Breaking down the data center challenge

It’s no secret that Microsoft is struggling to balance its clean energy goals with its lofty AI ambitions. In its latest corporate sustainability report, the tech giant documented a steep rise in its energy intensity — a 50% increase in the amount of electricity consumed per dollar of revenue over just three years, thanks in large part to data center growth.

The company’s clean energy goals are also being tested by the chosen energy procurement strategies playing out around the country as utilities decide how to meet staggering load growth predictions. In Georgia, for example, where Microsoft owns and operates three data center campuses (with others in the pipeline), the company pushed back against Georgia Power’s loan growth projections, and the utility’s to meet those new numbers with additional gas power.

In particular, Microsoft took issue with Georgia Power’s consideration of battery energy storage systems, which did not include long-duration storage as a generation candidate for its plan.

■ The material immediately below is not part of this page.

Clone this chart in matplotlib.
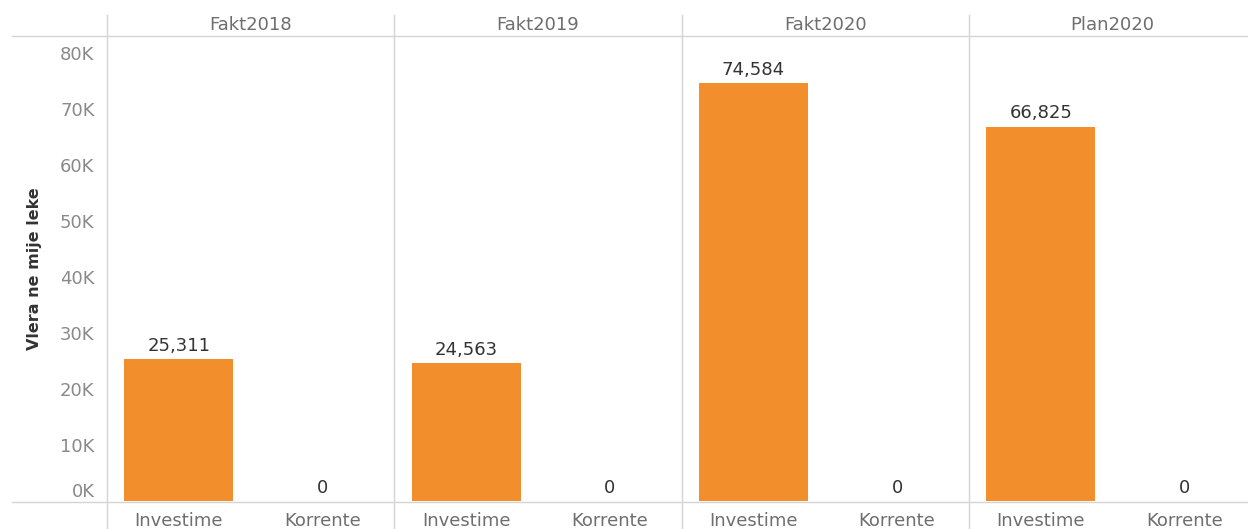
import matplotlib.pyplot as plt
from matplotlib.lines import Line2D
from matplotlib.ticker import FuncFormatter

plt.rcParams['font.family'] = ['DejaVu Sans']

# data
panels = ["Fakt2018", "Fakt2019", "Fakt2020", "Plan2020"]
kinds = ["Investime", "Korrente"]
investime = [25311, 24563, 74584, 66825]
korrente = [0, 0, 0, 0]
yticks = [0, 10000, 20000, 30000, 40000, 50000, 60000, 70000, 80000]

W, H = 1248, 529
fig = plt.figure(figsize=(W / 100, H / 100), dpi=100)

orange = "#F28E2B"
line_c = "#D4D4D4"
head_c = "#6E6E6E"
tick_c = "#8A8A8A"

x0, pw = 107, 287.3
top_px, bot_px = 36, 501
for i, name in enumerate(panels):
    left = (x0 + i * pw) / W
    ax = fig.add_axes([left, (H - bot_px) / H, pw / W, (bot_px - top_px) / H])
    vals = [investime[i], korrente[i]]
    ax.bar([0, 1], vals, width=0.76, color=orange)
    ax.set_xlim(-0.5, 1.5)
    ax.set_ylim(0, 83000)
    for x, v in zip([0, 1], vals):
        ax.annotate(f"{v:,}", (x, v), xytext=(0, 3), textcoords="offset points",
                    ha="center", va="bottom", fontsize=13, color="#333333")
    ax.set_xticks([0, 1])
    ax.set_xticklabels(kinds, fontsize=13, color=head_c)
    ax.tick_params(axis="x", length=0, pad=8)
    for s in ["top", "right", "bottom", "left"]:
        ax.spines[s].set_visible(False)
    if i == 0:
        ax.set_yticks(yticks)
        ax.yaxis.set_major_formatter(FuncFormatter(lambda v, p: f"{int(v / 1000)}K"))
        ax.tick_params(axis="y", length=0, pad=9, labelsize=13, labelcolor=tick_c)
        ax.get_yticklabels()[0].set_va("bottom")
        ax.set_ylabel("Vlera ne mije leke", fontsize=11.5, fontweight="bold",
                      color="#333333", labelpad=13)
    else:
        ax.set_yticks([])
    fig.text(left + pw / W / 2, 1 - 25 / H, name, ha="center", va="center",
             fontsize=13, color=head_c)

# header / footer rules and panel dividers
fig.add_artist(Line2D([12 / W, 1], [1 - top_px / H] * 2, color=line_c, lw=1))
fig.add_artist(Line2D([12 / W, 1], [1 - (bot_px + 1) / H] * 2, color=line_c, lw=1))
for i in range(len(panels)):
    xx = (x0 + i * pw) / W
    fig.add_artist(Line2D([xx, xx], [0, 1 - 15 / H], color=line_c, lw=1))

fig.savefig("out.png", dpi=100)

“This leaves a crucial operational gap in the ability of intermittent renewables to provide firm capacity and likely contributes to further limiting the buildout of clean resources,” Microsoft said in a filing to the Georgia Public Service Commission.

Lee, for her part, is “optimistic” that the data center challenge will serve to boost LDES into commercialization more quickly.

“We will be forced in the markets to create them, to make the products that value [LDES] because the energy system will need that,” she said. “There’s a lot happening, a lot of work to do, it’s a little scary. But this will force us to make that energy transition.”